Net neutrality has become a controversial issue of late, with the American lawmakers, Internet service providers and consumer advocates locking their horns over the new set of rules that the US Federal Communication Commission (FCC) has proposed. What had started out as a campaign to make the Internet more open and fair for everyone has ended up becoming a debate that is full of accusations, contradictions, and criticism. If you aren’t really sure what exactly is going on and what the fuss is all about, you’ve arrived at the right place for a short and simple explanation.
A Half-baked Campaign to Open the Internet
In order to understand what’s happening right now, it’s important that we begin from the point when it all started. Back in 2010, the FCC introduced the Net Neutrality rules that banned Internet service providers from intentionally blocking or slowing down web traffic to certain content and applications. The intended motivation behind this move was to curb unreasonable discrimination against any web traffic or legal applications. While the full set of rules applied on wireline carriers, the wireless carriers were only banned from discriminating against blocking access to the applications or services of their competitors. Intriguingly, “commercially reasonable” discrimination was still allowed, while only potential “pay-for-priority” deals to help content companies deliver their traffic faster was prohibited.
Appeal and New Plan
In January 2014, Verizon filed a lawsuit against the Net Neutrality rules in an appeals court. The court ruled that the FCC cannot treat Internet service providers as a public utility and therefore cannot force them to treat all web traffic equally. The verdict was met with strong criticism from the campaigners for the freedom of speech. Instead of appealing against the verdict, the FCC decided to revise the previous Net Neutrality rules, this time taking both the wireline and wireless carriers into consideration equally. The proposed new set of rules would prohibit the Internet providers from blocking or impeding users’ access to any website or legal application, and would further require them to disclose just how exactly are they managing traffic on their networks. However, the provision for “commercially reasonable” deals to give priority to certain Web traffic has been included, though the FCC is seeking opinion on whether “some or all” pay-for-priority deals should be presumed illegal. Furthermore, it also asks about the reclassification of broadband providers. As part of the process, the new regulations are up for public comment until September 10.

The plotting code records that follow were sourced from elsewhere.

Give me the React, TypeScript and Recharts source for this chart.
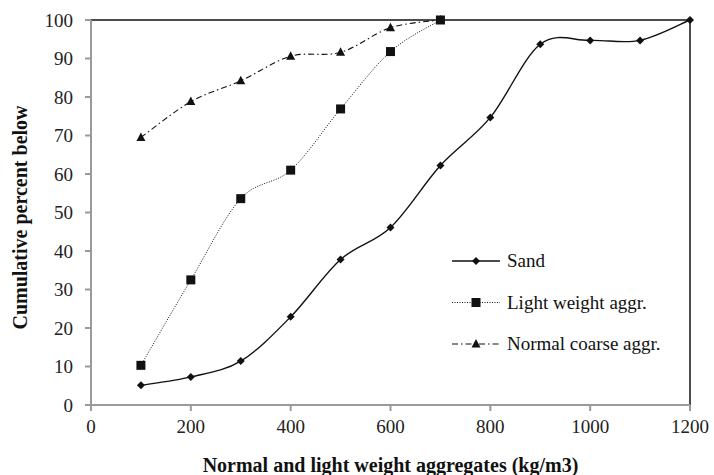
import React from 'react';
import {
  LineChart,
  Line,
  XAxis,
  YAxis,
  ReferenceLine,
} from 'recharts';

const sandX = [100, 200, 300, 400, 500, 600, 700, 800, 900, 1000, 1100, 1200];
const sandY = [5.1, 7.3, 11.4, 22.9, 37.8, 46.1, 62.2, 74.7, 93.7, 94.7, 94.7, 100];
const lightX = [100, 200, 300, 400, 500, 600, 700];
const lightY = [10.3, 32.5, 53.6, 61.0, 76.9, 91.8, 100];
const normalX = [100, 200, 300, 400, 500, 600, 700];
const normalY = [69.5, 78.8, 84.2, 90.6, 91.6, 98.0, 100];

const xTicks = [0, 200, 400, 600, 800, 1000, 1200];
const yTicks = [0, 10, 20, 30, 40, 50, 60, 70, 80, 90, 100];

const toRows = (xs: number[], ys: number[]) => xs.map((x, i) => ({ x, y: ys[i] }));
const sandData = toRows(sandX, sandY);
const lightData = toRows(lightX, lightY);
const normalData = toRows(normalX, normalY);

const FONT = '"Liberation Serif", "Times New Roman", serif';
const AXIS_GRAY = '#9a9a9a';

// Excel-like smoothed line (Catmull-Rom through the points)
function excelCurve(context: any) {
  let pts: [number, number][] = [];
  return {
    areaStart() {},
    areaEnd() {},
    lineStart() {
      pts = [];
    },
    point(x: number, y: number) {
      pts.push([+x, +y]);
    },
    lineEnd() {
      if (!pts.length) return;
      context.moveTo(pts[0][0], pts[0][1]);
      for (let i = 0; i < pts.length - 1; i++) {
        const p0 = pts[Math.max(i - 1, 0)];
        const p1 = pts[i];
        const p2 = pts[i + 1];
        const p3 = pts[Math.min(i + 2, pts.length - 1)];
        context.bezierCurveTo(
          p1[0] + (p2[0] - p0[0]) / 6,
          p1[1] + (p2[1] - p0[1]) / 6,
          p2[0] - (p3[0] - p1[0]) / 6,
          p2[1] - (p3[1] - p1[1]) / 6,
          p2[0],
          p2[1]
        );
      }
    },
  };
}

const Diamond = ({ cx, cy }: any) =>
  cx == null ? null : (
    <path d={`M${cx},${cy - 4}L${cx + 4},${cy}L${cx},${cy + 4}L${cx - 4},${cy}Z`} fill="#111" />
  );
const Square = ({ cx, cy }: any) =>
  cx == null ? null : <rect x={cx - 4.5} y={cy - 4.5} width={9} height={9} fill="#111" />;
const Triangle = ({ cx, cy }: any) =>
  cx == null ? null : (
    <path d={`M${cx},${cy - 5}L${cx + 4.5},${cy + 3.5}L${cx - 4.5},${cy + 3.5}Z`} fill="#111" />
  );

const series = [
  { name: 'Sand', data: sandData, dash: undefined, width: 1.4, Dot: Diamond },
  { name: 'Light weight aggr.', data: lightData, dash: '1 1.5', width: 1, Dot: Square },
  { name: 'Normal coarse aggr.', data: normalData, dash: '6 3 1.5 3', width: 1.1, Dot: Triangle },
];

const LegendBox = () => (
  <svg width={260} height={110} style={{ position: 'absolute', left: 448, top: 245 }}>
    {series.map((s, i) => {
      const y = 16 + i * 41.5;
      return (
        <g key={s.name}>
          <line x1={4} x2={52} y1={y} y2={y} stroke="#111" strokeWidth={s.width} strokeDasharray={s.dash} />
          <s.Dot cx={28} cy={y} />
          <text x={59} y={y + 6} fontFamily={FONT} fontSize={19} fill="#111">
            {s.name}
          </text>
        </g>
      );
    })}
  </svg>
);

const YTitle = ({ viewBox }: any) => {
  const cx = 20;
  const cy = viewBox.y + viewBox.height / 2 + 5;
  return (
    <text
      x={cx}
      y={cy}
      transform={`rotate(-90 ${cx} ${cy})`}
      textAnchor="middle"
      dominantBaseline="central"
      fontFamily={FONT}
      fontSize={20}
      fontWeight="bold"
      fill="#111"
    >
      Cumulative percent below
    </text>
  );
};

export default function App() {
  return (
    <div style={{ position: 'absolute', left: 0, top: 0, width: 714, height: 475, background: '#fff' }}>
      <LineChart width={714} height={475} margin={{ top: 20, right: 24, bottom: 0, left: 0 }}>
        <XAxis
          type="number"
          dataKey="x"
          domain={[0, 1200]}
          ticks={xTicks}
          height={70}
          stroke={AXIS_GRAY}
          strokeWidth={2}
          tickSize={6}
          tickMargin={9}
          tick={{ fill: '#222', fontSize: 19, fontFamily: FONT }}
          label={{
            value: 'Normal and light weight aggregates (kg/m3)',
            position: 'insideBottom',
            offset: 3,
            fill: '#111',
            fontSize: 20,
            fontWeight: 'bold',
            fontFamily: FONT,
          }}
        />
        <YAxis
          type="number"
          domain={[0, 100]}
          ticks={yTicks}
          width={91}
          stroke={AXIS_GRAY}
          strokeWidth={2}
          tickSize={6}
          tickMargin={12}
          tick={{ fill: '#222', fontSize: 19, fontFamily: FONT }}
          label={<YTitle />}
        />
        <ReferenceLine y={100} stroke="#111" strokeWidth={1.5} />
        <ReferenceLine x={1200} stroke="#111" strokeWidth={1.5} />
        {series.map((s) => (
          <Line
            key={s.name}
            data={s.data}
            dataKey="y"
            name={s.name}
            type={excelCurve as any}
            stroke="#111"
            strokeWidth={s.width}
            strokeDasharray={s.dash}
            dot={<s.Dot />}
            activeDot={false}
            isAnimationActive={false}
          />
        ))}
      </LineChart>
      <LegendBox />
    </div>
  );
}
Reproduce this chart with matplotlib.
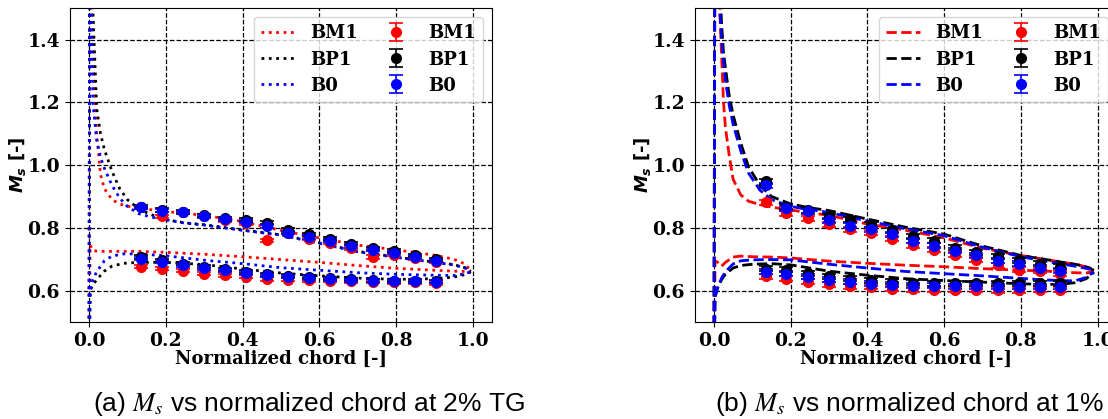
import matplotlib

matplotlib.use("Agg")
import matplotlib.pyplot as plt

# ---- shared -------------------------------------------------------------
CASES = ["BM1", "BP1", "B0"]
COLORS = {"BM1": "red", "BP1": "black", "B0": "blue"}

# measurement stations (normalized chord)
x_exp = [0.135, 0.189, 0.244, 0.299, 0.354, 0.409, 0.464, 0.519,
         0.574, 0.629, 0.684, 0.739, 0.794, 0.849, 0.903]

# ---- (a) 2% TG ----------------------------------------------------------
a_x_ps = [0.0, 0.003, 0.01, 0.02, 0.04, 0.06, 0.09, 0.13, 0.2, 0.3, 0.4,
          0.5, 0.6, 0.7, 0.8, 0.9, 0.95, 0.98, 0.995]
a_ps = {
    "BM1": [0.3, 0.745, 0.728, 0.726, 0.725, 0.725, 0.725, 0.725, 0.722, 0.716,
            0.708, 0.699, 0.690, 0.680, 0.671, 0.665, 0.662, 0.661, 0.660],
    "BP1": [0.3, 0.600, 0.618, 0.635, 0.662, 0.678, 0.687, 0.690, 0.690, 0.683,
            0.669, 0.656, 0.647, 0.640, 0.636, 0.638, 0.643, 0.651, 0.660],
    "B0": [0.3, 0.600, 0.635, 0.660, 0.695, 0.710, 0.717, 0.717, 0.711, 0.697,
           0.686, 0.673, 0.665, 0.657, 0.652, 0.649, 0.648, 0.653, 0.661],
}
a_x_ss = [0.0, 0.002, 0.005, 0.01, 0.02, 0.03, 0.04, 0.06, 0.08, 0.1, 0.13,
          0.16, 0.2, 0.25, 0.3, 0.4, 0.5, 0.6, 0.7, 0.8, 0.9, 0.95, 0.98, 0.995]
a_ss = {
    "BM1": [0.3, 1.9, 1.6, 1.35, 1.10, 0.97, 0.925, 0.890, 0.876, 0.869, 0.864,
            0.858, 0.852, 0.846, 0.840, 0.820, 0.792, 0.768, 0.745, 0.730,
            0.713, 0.700, 0.685, 0.662],
    "BP1": [0.3, 1.9, 1.7, 1.50, 1.18, 1.10, 1.05, 0.980, 0.925, 0.890, 0.860,
            0.843, 0.826, 0.816, 0.810, 0.793, 0.778, 0.752, 0.725, 0.707,
            0.691, 0.683, 0.673, 0.661],
    "B0": [0.3, 1.9, 1.6, 1.20, 1.08, 1.025, 0.99, 0.935, 0.895, 0.868, 0.845,
           0.835, 0.826, 0.815, 0.809, 0.792, 0.777, 0.751, 0.724, 0.706,
           0.690, 0.682, 0.672, 0.661],
}
a_exp_ss = {
    "BM1": [0.865, 0.837, 0.849, 0.838, 0.825, 0.815, 0.761, 0.785, 0.766,
            0.752, 0.736, 0.707, 0.715, 0.704, 0.692],
    "BP1": [0.868, 0.857, 0.852, 0.840, 0.830, 0.826, 0.816, 0.793, 0.780,
            0.765, 0.750, 0.735, 0.727, 0.713, 0.700],
    "B0": [0.866, 0.854, 0.849, 0.837, 0.827, 0.819, 0.805, 0.784, 0.771,
           0.759, 0.742, 0.731, 0.721, 0.707, 0.695],
}
a_exp_ps = {
    "BM1": [0.676, 0.670, 0.663, 0.654, 0.649, 0.644, 0.637, 0.635, 0.633,
            0.631, 0.630, 0.628, 0.627, 0.627, 0.624],
    "BP1": [0.707, 0.697, 0.686, 0.676, 0.668, 0.660, 0.652, 0.647, 0.644,
            0.639, 0.636, 0.633, 0.632, 0.632, 0.630],
    "B0": [0.702, 0.692, 0.681, 0.672, 0.665, 0.656, 0.649, 0.644, 0.640,
           0.636, 0.633, 0.631, 0.630, 0.630, 0.628],
}

# ---- (b) 1% TG ----------------------------------------------------------
b_x_ps = [0.0, 0.003, 0.01, 0.02, 0.03, 0.05, 0.07, 0.1, 0.15, 0.2, 0.3,
          0.4, 0.5, 0.6, 0.7, 0.8, 0.85, 0.9, 0.94, 0.97, 0.99]
b_ps = {
    "BM1": [0.3, 0.695, 0.690, 0.678, 0.690, 0.707, 0.710, 0.708, 0.707, 0.704,
            0.694, 0.687, 0.681, 0.676, 0.670, 0.665, 0.663, 0.660, 0.657,
            0.656, 0.662],
    "BP1": [0.3, 0.580, 0.610, 0.635, 0.652, 0.672, 0.680, 0.684, 0.686, 0.682,
            0.662, 0.649, 0.638, 0.632, 0.627, 0.622, 0.620, 0.620, 0.625,
            0.638, 0.658],
    "B0": [0.3, 0.580, 0.610, 0.640, 0.660, 0.685, 0.695, 0.698, 0.699, 0.698,
           0.684, 0.672, 0.661, 0.654, 0.647, 0.639, 0.635, 0.632, 0.631,
           0.642, 0.660],
}
b_x_ss = [0.0, 0.003, 0.008, 0.015, 0.02, 0.025, 0.03, 0.04, 0.05, 0.07, 0.09,
          0.12, 0.15, 0.2, 0.25, 0.3, 0.4, 0.5, 0.6, 0.7, 0.8, 0.9, 0.95,
          0.98, 0.99]
b_ss = {
    "BM1": [0.3, 2.0, 1.75, 1.50, 1.35, 1.20, 1.12, 1.03, 0.955, 0.905, 0.885,
            0.874, 0.866, 0.857, 0.848, 0.840, 0.812, 0.792, 0.768, 0.735,
            0.712, 0.692, 0.682, 0.672, 0.665],
    "BP1": [0.3, 2.0, 1.80, 1.60, 1.45, 1.36, 1.31, 1.22, 1.16, 1.07, 0.995,
            0.935, 0.900, 0.876, 0.864, 0.855, 0.828, 0.802, 0.780, 0.742,
            0.712, 0.692, 0.682, 0.672, 0.662],
    "B0": [0.3, 2.0, 1.70, 1.50, 1.40, 1.33, 1.27, 1.19, 1.13, 1.045, 0.975,
           0.920, 0.890, 0.868, 0.858, 0.849, 0.822, 0.797, 0.775, 0.738,
           0.708, 0.686, 0.676, 0.668, 0.660],
}
b_exp_ss = {
    "BM1": [0.881, 0.846, 0.830, 0.812, 0.795, 0.784, 0.766, 0.745, 0.731,
            0.715, 0.699, 0.681, 0.667, 0.663, 0.654],
    "BP1": [0.949, 0.867, 0.856, 0.837, 0.827, 0.812, 0.793, 0.773, 0.759,
            0.737, 0.723, 0.710, 0.697, 0.686, 0.676],
    "B0": [0.935, 0.862, 0.853, 0.824, 0.806, 0.795, 0.779, 0.759, 0.743,
           0.727, 0.713, 0.695, 0.686, 0.673, 0.663],
}
b_exp_ps = {
    "BM1": [0.646, 0.638, 0.628, 0.620, 0.614, 0.612, 0.606, 0.604, 0.603,
            0.603, 0.603, 0.602, 0.602, 0.603, 0.603],
    "BP1": [0.670, 0.667, 0.656, 0.646, 0.638, 0.633, 0.628, 0.625, 0.624,
            0.624, 0.624, 0.623, 0.623, 0.624, 0.624],
    "B0": [0.660, 0.654, 0.644, 0.635, 0.628, 0.622, 0.619, 0.616, 0.615,
           0.614, 0.614, 0.612, 0.612, 0.613, 0.613],
}

x_ticks = [0.0, 0.2, 0.4, 0.6, 0.8, 1.0]
y_ticks = [0.6, 0.8, 1.0, 1.2, 1.4]

plt.rcParams["mathtext.fontset"] = "custom"
plt.rcParams["mathtext.it"] = "DejaVu Sans:bold:italic"
plt.rcParams["mathtext.rm"] = "DejaVu Sans:bold"

SERIF_B = {"family": "DejaVu Serif", "weight": "bold"}


def panel(ax, x_ps, ps, x_ss, ss, exp_ps, exp_ss, ls, yerr):
    handles = []
    for c in CASES:
        (ln,) = ax.plot(x_ps, ps[c], ls=ls, color=COLORS[c], lw=2, label=c)
        ax.plot(x_ss, ss[c], ls=ls, color=COLORS[c], lw=2)
        handles.append(ln)
    for c in CASES:
        eb = ax.errorbar(x_exp, exp_ss[c], yerr=yerr, fmt="o", color=COLORS[c],
                         ms=7, capsize=5, elinewidth=1.2, capthick=1.2, label=c)
        ax.errorbar(x_exp, exp_ps[c], yerr=yerr, fmt="o", color=COLORS[c],
                    ms=7, capsize=5, elinewidth=1.2, capthick=1.2)
        handles.append(eb)

    ax.set_xlim(-0.05, 1.05)
    ax.set_ylim(0.5, 1.5)
    ax.set_xticks(x_ticks)
    ax.set_yticks(y_ticks)
    ax.set_xticklabels([f"{t:.1f}" for t in x_ticks], fontdict=SERIF_B, fontsize=13.5)
    ax.set_yticklabels([f"{t:.1f}" for t in y_ticks], fontdict=SERIF_B, fontsize=13.5)
    ax.set_xlabel("Normalized chord [-]", fontdict=SERIF_B, fontsize=13, labelpad=0)
    ax.set_ylabel(r"$M_s$ [-]", family="DejaVu Sans", weight="bold", fontsize=13)
    ax.yaxis.set_label_coords(-0.098, 0.5)
    ax.grid(True, ls="--", color="black", lw=0.9)
    ax.legend(handles=handles, ncol=2, loc="upper right", handlelength=1.9,
              columnspacing=1.2, labelspacing=0.45,
              prop={"family": "DejaVu Serif", "weight": "bold", "size": 13})


fig = plt.figure(figsize=(11.08, 4.19), dpi=100)
ax_a = fig.add_axes([0.063, 0.2315, 0.381, 0.749])
ax_b = fig.add_axes([0.627, 0.2315, 0.381, 0.749])

panel(ax_a, a_x_ps, a_ps, a_x_ss, a_ss, a_exp_ps, a_exp_ss, ":", 0.005)
panel(ax_b, b_x_ps, b_ps, b_x_ss, b_ss, b_exp_ps, b_exp_ss, "--", 0.008)

fig.text(0.279, 0.036, r"(a) $M_s$ vs normalized chord at 2% TG", ha="center",
         va="center", family="Liberation Sans", fontsize=19, math_fontfamily="stix")
fig.text(0.840, 0.036, r"(b) $M_s$ vs normalized chord at 1% TG", ha="center",
         va="center", family="Liberation Sans", fontsize=19, math_fontfamily="stix")

fig.savefig("out.png", dpi=100)
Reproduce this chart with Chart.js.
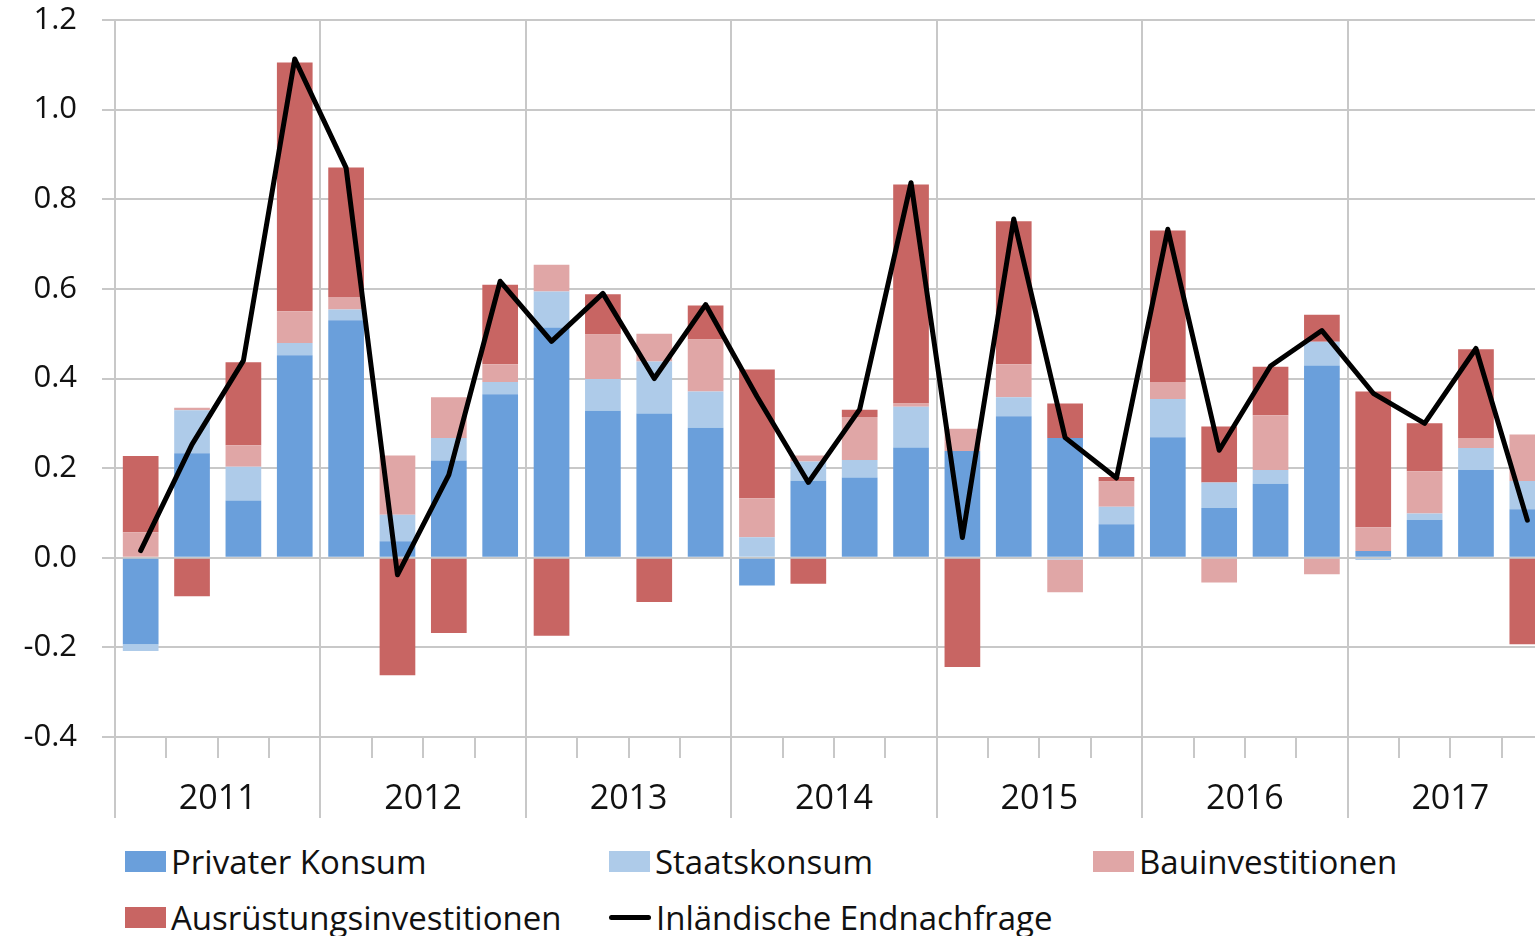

The Grievances of Consumer Advocates
Naturally, the consumer advocates, including the tech giants like Facebook, Google, Yahoo and Microsoft, are not too happy with the proposed rules, contending that these rules would favor certain content companies at the expense of user freedom and experience. Internet service providers could offer an unfair advantage to companies that are willing to pay big bucks for “fast lanes”. In order to prevent this discrimination and enforce stricter regulations, consumer advocates are pushing for reclassification of Internet providers as public utilities, giving them the same status as phone and cable companies.
Internet Providers’ Opposition to the Proposed Rules
Stakeholders that opposed 2010’s Net Neutrality rules have criticized the new set of rules as well. According to them, the regulatory body is trying to overreach into their business dealings. They fear that stricter Net Neutrality regulation can affect their operations and sustainability as it could discourage investment in the expensive network infrastructure.
FCC’s attempt to bring down the walls of Internet has gotten it trapped in a whirlpool that it may not have an easy time escaping. With neither consumer advice groups nor broadband providers and their sympathizers satisfied with the proposed set of Net Neutrality rules, the debate seems to be headed towards a deadlock.